WORK INSTRUCTIONS -> Sift the material for lines containing "this", and return them.

*** ENTRIES PROVIDED ***

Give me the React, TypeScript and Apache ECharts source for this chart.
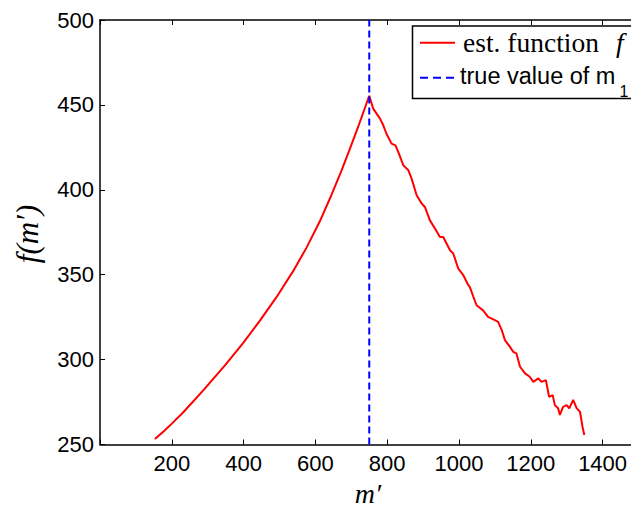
import React, { useEffect, useRef } from "react";
import * as echarts from "echarts";

// estimated function f(m')
const mValues = [
  153, 180, 200, 232, 287, 348, 399, 445, 492, 538, 575, 612, 645, 673,
  696, 719, 738, 750,
  761, 780, 789, 798, 812, 823, 831, 845, 859, 868, 882, 896, 905, 919, 933,
  947, 956, 975, 984, 998, 1012, 1026, 1030, 1040, 1049, 1067, 1081, 1100,
  1109, 1119, 1128, 1142, 1151, 1160, 1170, 1184, 1197, 1207, 1221, 1230,
  1242, 1251, 1261, 1267, 1276, 1281, 1290, 1300, 1307, 1318, 1328, 1337,
  1344, 1349,
];
const fValues = [
  253.2, 258.3, 262.3, 269.0, 281.7, 296.6, 309.9, 322.8, 336.9, 352.1, 365.8,
  381.3, 397.1, 411.4, 424.1, 437.0, 448.3, 455.4,
  447.8, 441.9, 438.0, 433.0, 427.2, 426.2, 422.2, 414.4, 411.5, 406.6, 396.8,
  391.9, 389.9, 382.0, 377.2, 372.2, 372.2, 364.4, 362.5, 353.6, 349.7, 343.8,
  342.8, 337.0, 332.0, 329.0, 325.2, 323.2, 322.2, 317.4, 311.5, 307.5, 304.6,
  303.6, 295.8, 291.9, 289.9, 286.9, 288.9, 286.9, 287.9, 278.1, 279.1, 273.2,
  271.3, 267.4, 272.2, 273.2, 271.3, 276.2, 271.3, 269.3, 260.5, 255.6,
];
const trueM1 = 750;

const xMin = 0;
const xMax = 1500;
const xStep = 200;
const yMin = 250;
const yMax = 500;
const yStep = 50;

const legendFunction = "est. function ";
const legendFunctionSymbol = "f";
const legendTrue = "true value of m";
const legendTrueSub = "1";
const xTitle = "m\u2032";
const yTitle = "f(m\u2032)";

export default function App() {
  const ref = useRef<HTMLDivElement>(null);
  useEffect(() => {
    const chart = echarts.init(ref.current!, null, { renderer: "svg" });
    const sans = "'Liberation Sans', Arial, Helvetica, sans-serif";
    const serif = "'Liberation Serif', 'Times New Roman', serif";
    const axisLine = { show: true, onZero: false, lineStyle: { color: "#000", width: 1.5 } };
    const axisTick = { show: true, inside: true, length: 5, lineStyle: { color: "#000", width: 1 } };
    chart.setOption({
      animation: false,
      backgroundColor: "#fff",
      grid: { left: 100, right: 1.5, top: 20, bottom: 65.5, containLabel: false },
      xAxis: [
        {
          type: "value", min: xMin, max: xMax, interval: xStep, position: "bottom",
          axisLine, axisTick,
          axisLabel: {
            show: true, margin: 8, fontSize: 22, color: "#000", fontFamily: sans,
            showMaxLabel: false,
            formatter: (v: number) => (v === 0 ? "" : String(v)),
          },
          splitLine: { show: false },
        },
        {
          type: "value", min: xMin, max: xMax, interval: xStep, position: "top",
          axisLine, axisTick, axisLabel: { show: false }, splitLine: { show: false },
        },
      ],
      yAxis: [
        {
          type: "value", min: yMin, max: yMax, interval: yStep, position: "left",
          axisLine, axisTick,
          axisLabel: { show: true, margin: 6, fontSize: 22, color: "#000", fontFamily: sans },
          splitLine: { show: false },
        },
        {
          type: "value", min: yMin, max: yMax, interval: yStep, position: "right",
          axisLine, axisTick, axisLabel: { show: false }, splitLine: { show: false },
        },
      ],
      series: [
        {
          type: "line",
          data: mValues.map((m, i) => [m, fValues[i]]),
          symbol: "none",
          showSymbol: false,
          lineStyle: { color: "#ff0000", width: 2 },
          z: 2,
        },
        {
          type: "line",
          data: [[trueM1, yMin], [trueM1, yMax]],
          symbol: "none",
          showSymbol: false,
          lineStyle: { color: "#0000ff", width: 2, type: [7, 4] },
          z: 3,
        },
      ],
      graphic: [
        {
          type: "rect", z: 100,
          shape: { x: 412.5, y: 26, width: 240, height: 72.5 },
          style: { fill: "#fff", stroke: "#000", lineWidth: 1.5 },
        },
        {
          type: "line", z: 101,
          shape: { x1: 420, y1: 42.7, x2: 455, y2: 42.7 },
          style: { stroke: "#ff0000", lineWidth: 2 },
        },
        {
          type: "line", z: 101,
          shape: { x1: 420, y1: 77.7, x2: 455, y2: 77.7 },
          style: { stroke: "#0000ff", lineWidth: 2, lineDash: [8, 5] },
        },
        {
          type: "text", z: 101, x: 463, y: 42.7,
          style: { text: legendFunction, fill: "#000", fontSize: 27.5, fontFamily: serif, align: "left", verticalAlign: "middle" },
        },
        {
          type: "text", z: 101, x: 616, y: 42.7,
          style: { text: legendFunctionSymbol, fill: "#000", fontSize: 27.5, fontStyle: "italic", fontFamily: serif, align: "left", verticalAlign: "middle" },
        },
        {
          type: "text", z: 101, x: 460, y: 75.5,
          style: { text: legendTrue, fill: "#000", fontSize: 23.5, fontFamily: sans, align: "left", verticalAlign: "middle" },
        },
        {
          type: "text", z: 101, x: 619.5, y: 91,
          style: { text: legendTrueSub, fill: "#000", fontSize: 16, fontFamily: sans, align: "left", verticalAlign: "middle" },
        },
        {
          type: "text", z: 101, x: 368, y: 493,
          style: { text: xTitle, fill: "#000", fontSize: 28, fontStyle: "italic", fontFamily: serif, align: "center", verticalAlign: "middle" },
        },
        {
          type: "text", z: 101, x: 27, y: 234, rotation: Math.PI / 2,
          style: { text: yTitle, fill: "#000", fontSize: 31, fontStyle: "italic", fontFamily: serif, align: "center", verticalAlign: "middle" },
        },
      ],
    });
    return () => chart.dispose();
  }, []);
  return (
    <div style={{ position: "fixed", left: 0, top: 0, width: 631, height: 510, overflow: "hidden", background: "#fff" }}>
      <div ref={ref} style={{ width: 640, height: 510 }} />
    </div>
  );
}
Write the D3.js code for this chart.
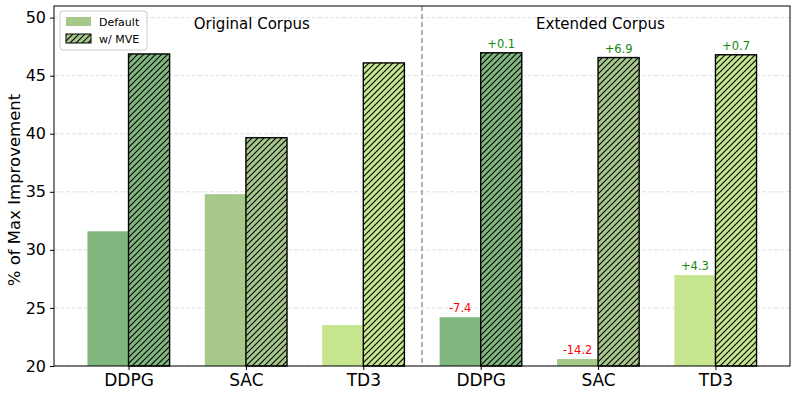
<!DOCTYPE html>
<html><head><meta charset="utf-8">
<script src="https://cdn.jsdelivr.net/npm/d3@7"></script>
<style>body{margin:0;background:#fff}svg{display:block}text{font-family:"DejaVu Sans",sans-serif}</style>
</head><body><svg id="c" width="797" height="395"></svg>
<script>
const categories = ["DDPG","SAC","TD3","DDPG","SAC","TD3"];
const defaultVals = [31.6, 34.8, 23.53, 24.2, 20.6, 27.83];
const mveVals = [46.87, 39.66, 46.1, 46.97, 46.56, 46.8];
const annDefault = [null, null, null, "-7.4", "-14.2", "+4.3"];
const annMve = [null, null, null, "+0.1", "+6.9", "+0.7"];
const yTicks = [20, 25, 30, 35, 40, 45, 50];
const groupTitles = ["Original Corpus", "Extended Corpus"];
const colors = ["#7fb77e", "#a6c88a", "#c5e68f", "#7fb77e", "#a6c88a", "#c5e68f"];

const svg = d3.select("#c");
const L = 54, R = 790, T = 6, B = 366;
const w = 0.35;
const x = d3.scaleLinear().domain([-0.635, 5.635]).range([L, R]);
const y = d3.scaleLinear().domain([20, 51]).range([B, T]);

const defs = svg.append("defs");
const hatchPath = "M-1,1 l2,-2 M0,6 l6,-6 M5,7 l2,-2";
colors.forEach((c, i) => {
  const p = defs.append("pattern").attr("id", "h" + i).attr("patternUnits", "userSpaceOnUse")
    .attr("width", 6).attr("height", 6);
  p.append("rect").attr("width", 6).attr("height", 6).attr("fill", c);
  p.append("path").attr("d", hatchPath).attr("stroke", "#000").attr("stroke-width", 1.1);
});
const lp = defs.append("pattern").attr("id", "hl").attr("patternUnits", "userSpaceOnUse").attr("width", 6).attr("height", 6);
lp.append("rect").attr("width", 6).attr("height", 6).attr("fill", "#a6c88a");
lp.append("path").attr("d", hatchPath).attr("stroke", "#000").attr("stroke-width", 1.1);

// grid
svg.append("g").selectAll("line").data(yTicks).join("line")
  .attr("x1", L).attr("x2", R).attr("y1", d => y(d)).attr("y2", d => y(d))
  .attr("stroke", "#d8d8d8").attr("stroke-dasharray", "4,2").attr("stroke-width", 0.8);

const bw = x(w) - x(0);
const g = svg.append("g");
g.selectAll("rect.d").data(defaultVals).join("rect")
  .attr("x", (d, i) => x(i - w)).attr("width", bw)
  .attr("y", d => y(d)).attr("height", d => y(20) - y(d))
  .attr("fill", (d, i) => colors[i]);
g.selectAll("rect.m").data(mveVals).join("rect")
  .attr("x", (d, i) => x(i)).attr("width", bw)
  .attr("y", d => y(d)).attr("height", d => y(20) - y(d))
  .attr("fill", (d, i) => `url(#h${i})`).attr("stroke", "#000").attr("stroke-width", 1.4);

// annotations
const annCol = s => s.startsWith("-") ? "#ff0000" : "#108a10";
g.selectAll("text.ad").data(defaultVals).join("text")
  .attr("x", (d, i) => x(i - w / 2)).attr("y", d => y(d) - 5)
  .attr("text-anchor", "middle").attr("font-size", 11.5)
  .attr("fill", (d, i) => annDefault[i] ? annCol(annDefault[i]) : "none")
  .text((d, i) => annDefault[i] || "");
g.selectAll("text.am").data(mveVals).join("text")
  .attr("x", (d, i) => x(i + w / 2)).attr("y", d => y(d) - 5)
  .attr("text-anchor", "middle").attr("font-size", 11.5)
  .attr("fill", (d, i) => annMve[i] ? annCol(annMve[i]) : "none")
  .text((d, i) => annMve[i] || "");

// separator
svg.append("line").attr("x1", x(2.5)).attr("x2", x(2.5)).attr("y1", T).attr("y2", B)
  .attr("stroke", "#777").attr("stroke-dasharray", "5,3").attr("stroke-width", 1.1);

// titles
svg.append("text").attr("x", x(1.05)).attr("y", 29).attr("text-anchor", "middle").attr("font-size", 15).text(groupTitles[0]);
svg.append("text").attr("x", x(4.02)).attr("y", 29).attr("text-anchor", "middle").attr("font-size", 15).text(groupTitles[1]);

// frame
svg.append("rect").attr("x", L).attr("y", T).attr("width", R - L).attr("height", B - T)
  .attr("fill", "none").attr("stroke", "#000").attr("stroke-width", 1);

// axes
const ya = svg.append("g").attr("transform", `translate(${L},0)`)
  .call(d3.axisLeft(y).tickValues(yTicks).tickSize(4).tickPadding(4));
ya.select(".domain").remove();
ya.selectAll("text").attr("font-size", 16).attr("fill", "#000").style("font-family", '"DejaVu Sans",sans-serif');
const xa = svg.append("g").attr("transform", `translate(0,${B})`)
  .call(d3.axisBottom(x).tickValues(d3.range(6)).tickFormat(i => categories[i]).tickSize(4).tickPadding(4));
xa.select(".domain").remove();
xa.selectAll("text").attr("font-size", 17).attr("fill", "#000").style("font-family", '"DejaVu Sans",sans-serif');

svg.append("text").attr("transform", `translate(20,190) rotate(-90)`)
  .attr("text-anchor", "middle").attr("font-size", 16.5).text("% of Max Improvement");

// legend
const lg = svg.append("g").attr("transform", "translate(60,11)");
lg.append("rect").attr("width", 87).attr("height", 39).attr("rx", 3).attr("fill", "#fff").attr("fill-opacity", 0.85).attr("stroke", "#ccc");
lg.append("rect").attr("x", 6).attr("y", 6).attr("width", 25).attr("height", 9).attr("fill", "#a6c88a");
lg.append("rect").attr("x", 6).attr("y", 23).attr("width", 25).attr("height", 9).attr("fill", "url(#hl)").attr("stroke", "#000").attr("stroke-width", 1);
lg.append("text").attr("x", 39).attr("y", 15).attr("font-size", 11).text("Default");
lg.append("text").attr("x", 39).attr("y", 32).attr("font-size", 11).text("w/ MVE");
</script></body></html>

***

OUTPUT ->
Give me the React, TypeScript and Apache ECharts source for this chart.
Write the D3.js code for this chart.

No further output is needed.